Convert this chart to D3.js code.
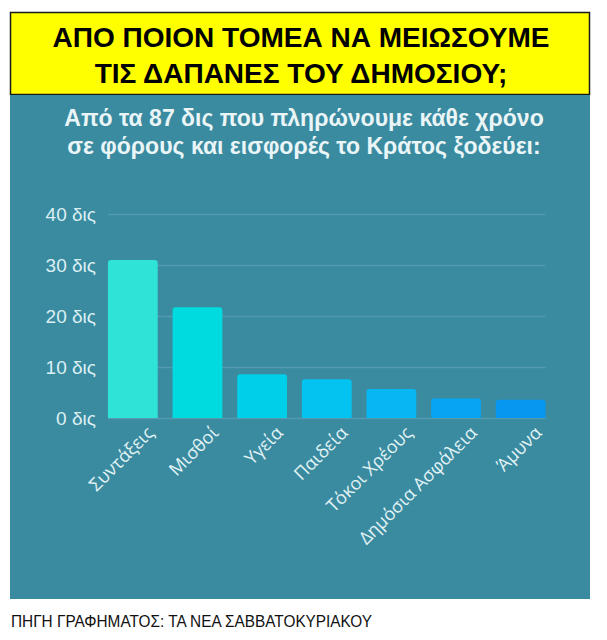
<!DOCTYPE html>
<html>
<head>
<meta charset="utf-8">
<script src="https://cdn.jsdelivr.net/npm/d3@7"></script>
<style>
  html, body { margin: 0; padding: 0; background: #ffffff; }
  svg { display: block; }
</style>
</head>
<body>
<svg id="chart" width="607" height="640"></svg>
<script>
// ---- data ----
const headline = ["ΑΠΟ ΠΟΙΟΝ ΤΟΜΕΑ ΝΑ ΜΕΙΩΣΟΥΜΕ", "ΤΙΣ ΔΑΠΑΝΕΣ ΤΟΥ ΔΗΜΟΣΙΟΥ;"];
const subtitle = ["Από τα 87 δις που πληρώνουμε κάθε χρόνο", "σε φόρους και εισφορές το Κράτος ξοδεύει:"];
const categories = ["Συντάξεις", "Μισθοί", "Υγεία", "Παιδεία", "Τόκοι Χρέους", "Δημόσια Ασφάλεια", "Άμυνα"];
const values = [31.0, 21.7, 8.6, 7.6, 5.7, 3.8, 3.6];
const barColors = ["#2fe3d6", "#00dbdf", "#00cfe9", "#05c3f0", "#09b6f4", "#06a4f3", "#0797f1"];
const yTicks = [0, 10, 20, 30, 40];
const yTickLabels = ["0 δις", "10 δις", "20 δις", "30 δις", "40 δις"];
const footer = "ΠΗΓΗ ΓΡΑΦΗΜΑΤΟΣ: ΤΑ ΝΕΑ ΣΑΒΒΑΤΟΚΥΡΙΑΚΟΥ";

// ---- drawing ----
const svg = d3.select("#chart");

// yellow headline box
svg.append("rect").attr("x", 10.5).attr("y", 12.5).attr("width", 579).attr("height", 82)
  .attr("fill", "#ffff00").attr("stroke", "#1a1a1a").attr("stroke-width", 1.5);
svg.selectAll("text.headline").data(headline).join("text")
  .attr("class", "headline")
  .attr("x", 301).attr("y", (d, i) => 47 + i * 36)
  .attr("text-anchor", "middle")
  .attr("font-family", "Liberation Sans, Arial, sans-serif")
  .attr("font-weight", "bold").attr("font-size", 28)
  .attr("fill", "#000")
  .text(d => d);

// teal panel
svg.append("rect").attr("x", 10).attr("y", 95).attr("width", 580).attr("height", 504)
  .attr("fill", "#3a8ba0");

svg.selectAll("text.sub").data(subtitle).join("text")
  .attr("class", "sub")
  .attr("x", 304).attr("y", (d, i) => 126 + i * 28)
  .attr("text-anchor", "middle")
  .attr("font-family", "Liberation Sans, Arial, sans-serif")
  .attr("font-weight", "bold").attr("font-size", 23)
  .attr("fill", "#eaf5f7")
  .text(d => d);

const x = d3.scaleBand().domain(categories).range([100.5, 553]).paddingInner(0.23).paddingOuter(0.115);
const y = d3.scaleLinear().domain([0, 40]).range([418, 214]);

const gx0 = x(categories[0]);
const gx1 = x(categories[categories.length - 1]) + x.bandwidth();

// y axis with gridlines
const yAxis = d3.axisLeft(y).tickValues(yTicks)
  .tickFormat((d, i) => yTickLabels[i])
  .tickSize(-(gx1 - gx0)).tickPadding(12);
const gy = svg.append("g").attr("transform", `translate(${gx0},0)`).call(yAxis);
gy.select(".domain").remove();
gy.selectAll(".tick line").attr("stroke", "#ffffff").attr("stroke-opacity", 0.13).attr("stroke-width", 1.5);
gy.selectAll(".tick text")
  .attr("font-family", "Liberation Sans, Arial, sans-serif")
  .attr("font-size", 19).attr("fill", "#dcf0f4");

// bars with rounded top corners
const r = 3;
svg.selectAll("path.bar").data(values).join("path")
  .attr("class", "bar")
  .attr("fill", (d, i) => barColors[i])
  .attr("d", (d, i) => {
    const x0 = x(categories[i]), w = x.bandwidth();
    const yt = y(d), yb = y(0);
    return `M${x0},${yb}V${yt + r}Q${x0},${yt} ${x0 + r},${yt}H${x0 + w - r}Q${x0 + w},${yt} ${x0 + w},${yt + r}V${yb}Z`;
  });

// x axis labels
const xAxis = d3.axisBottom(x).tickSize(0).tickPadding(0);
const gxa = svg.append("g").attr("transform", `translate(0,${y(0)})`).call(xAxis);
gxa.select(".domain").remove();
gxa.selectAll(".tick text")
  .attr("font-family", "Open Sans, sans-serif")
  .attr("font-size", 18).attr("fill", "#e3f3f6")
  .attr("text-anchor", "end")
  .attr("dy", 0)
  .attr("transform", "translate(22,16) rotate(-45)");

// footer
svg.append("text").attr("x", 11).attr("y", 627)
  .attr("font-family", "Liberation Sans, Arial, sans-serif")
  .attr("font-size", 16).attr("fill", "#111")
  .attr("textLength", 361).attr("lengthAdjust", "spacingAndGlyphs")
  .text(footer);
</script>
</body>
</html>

WHAT YOU SHOULD DO
Copy the material exactly. Do not include the pictures.

RIGHT ANSWER
Convert this chart to D3.js code.
<!DOCTYPE html>
<html>
<head>
<meta charset="utf-8">
<script src="https://cdn.jsdelivr.net/npm/d3@7"></script>
<style>
  html, body { margin: 0; padding: 0; background: #ffffff; }
  svg { display: block; }
</style>
</head>
<body>
<svg id="chart" width="607" height="640"></svg>
<script>
// ---- data ----
const headline = ["ΑΠΟ ΠΟΙΟΝ ΤΟΜΕΑ ΝΑ ΜΕΙΩΣΟΥΜΕ", "ΤΙΣ ΔΑΠΑΝΕΣ ΤΟΥ ΔΗΜΟΣΙΟΥ;"];
const subtitle = ["Από τα 87 δις που πληρώνουμε κάθε χρόνο", "σε φόρους και εισφορές το Κράτος ξοδεύει:"];
const categories = ["Συντάξεις", "Μισθοί", "Υγεία", "Παιδεία", "Τόκοι Χρέους", "Δημόσια Ασφάλεια", "Άμυνα"];
const values = [31.0, 21.7, 8.6, 7.6, 5.7, 3.8, 3.6];
const barColors = ["#2fe3d6", "#00dbdf", "#00cfe9", "#05c3f0", "#09b6f4", "#06a4f3", "#0797f1"];
const yTicks = [0, 10, 20, 30, 40];
const yTickLabels = ["0 δις", "10 δις", "20 δις", "30 δις", "40 δις"];
const footer = "ΠΗΓΗ ΓΡΑΦΗΜΑΤΟΣ: ΤΑ ΝΕΑ ΣΑΒΒΑΤΟΚΥΡΙΑΚΟΥ";

// ---- drawing ----
const svg = d3.select("#chart");

// yellow headline box
svg.append("rect").attr("x", 10.5).attr("y", 12.5).attr("width", 579).attr("height", 82)
  .attr("fill", "#ffff00").attr("stroke", "#1a1a1a").attr("stroke-width", 1.5);
svg.selectAll("text.headline").data(headline).join("text")
  .attr("class", "headline")
  .attr("x", 301).attr("y", (d, i) => 47 + i * 36)
  .attr("text-anchor", "middle")
  .attr("font-family", "Liberation Sans, Arial, sans-serif")
  .attr("font-weight", "bold").attr("font-size", 28)
  .attr("fill", "#000")
  .text(d => d);

// teal panel
svg.append("rect").attr("x", 10).attr("y", 95).attr("width", 580).attr("height", 504)
  .attr("fill", "#3a8ba0");

svg.selectAll("text.sub").data(subtitle).join("text")
  .attr("class", "sub")
  .attr("x", 304).attr("y", (d, i) => 126 + i * 28)
  .attr("text-anchor", "middle")
  .attr("font-family", "Liberation Sans, Arial, sans-serif")
  .attr("font-weight", "bold").attr("font-size", 23)
  .attr("fill", "#eaf5f7")
  .text(d => d);

const x = d3.scaleBand().domain(categories).range([100.5, 553]).paddingInner(0.23).paddingOuter(0.115);
const y = d3.scaleLinear().domain([0, 40]).range([418, 214]);

const gx0 = x(categories[0]);
const gx1 = x(categories[categories.length - 1]) + x.bandwidth();

// y axis with gridlines
const yAxis = d3.axisLeft(y).tickValues(yTicks)
  .tickFormat((d, i) => yTickLabels[i])
  .tickSize(-(gx1 - gx0)).tickPadding(12);
const gy = svg.append("g").attr("transform", `translate(${gx0},0)`).call(yAxis);
gy.select(".domain").remove();
gy.selectAll(".tick line").attr("stroke", "#ffffff").attr("stroke-opacity", 0.13).attr("stroke-width", 1.5);
gy.selectAll(".tick text")
  .attr("font-family", "Liberation Sans, Arial, sans-serif")
  .attr("font-size", 19).attr("fill", "#dcf0f4");

// bars with rounded top corners
const r = 3;
svg.selectAll("path.bar").data(values).join("path")
  .attr("class", "bar")
  .attr("fill", (d, i) => barColors[i])
  .attr("d", (d, i) => {
    const x0 = x(categories[i]), w = x.bandwidth();
    const yt = y(d), yb = y(0);
    return `M${x0},${yb}V${yt + r}Q${x0},${yt} ${x0 + r},${yt}H${x0 + w - r}Q${x0 + w},${yt} ${x0 + w},${yt + r}V${yb}Z`;
  });

// x axis labels
const xAxis = d3.axisBottom(x).tickSize(0).tickPadding(0);
const gxa = svg.append("g").attr("transform", `translate(0,${y(0)})`).call(xAxis);
gxa.select(".domain").remove();
gxa.selectAll(".tick text")
  .attr("font-family", "Open Sans, sans-serif")
  .attr("font-size", 18).attr("fill", "#e3f3f6")
  .attr("text-anchor", "end")
  .attr("dy", 0)
  .attr("transform", "translate(22,16) rotate(-45)");

// footer
svg.append("text").attr("x", 11).attr("y", 627)
  .attr("font-family", "Liberation Sans, Arial, sans-serif")
  .attr("font-size", 16).attr("fill", "#111")
  .attr("textLength", 361).attr("lengthAdjust", "spacingAndGlyphs")
  .text(footer);
</script>
</body>
</html>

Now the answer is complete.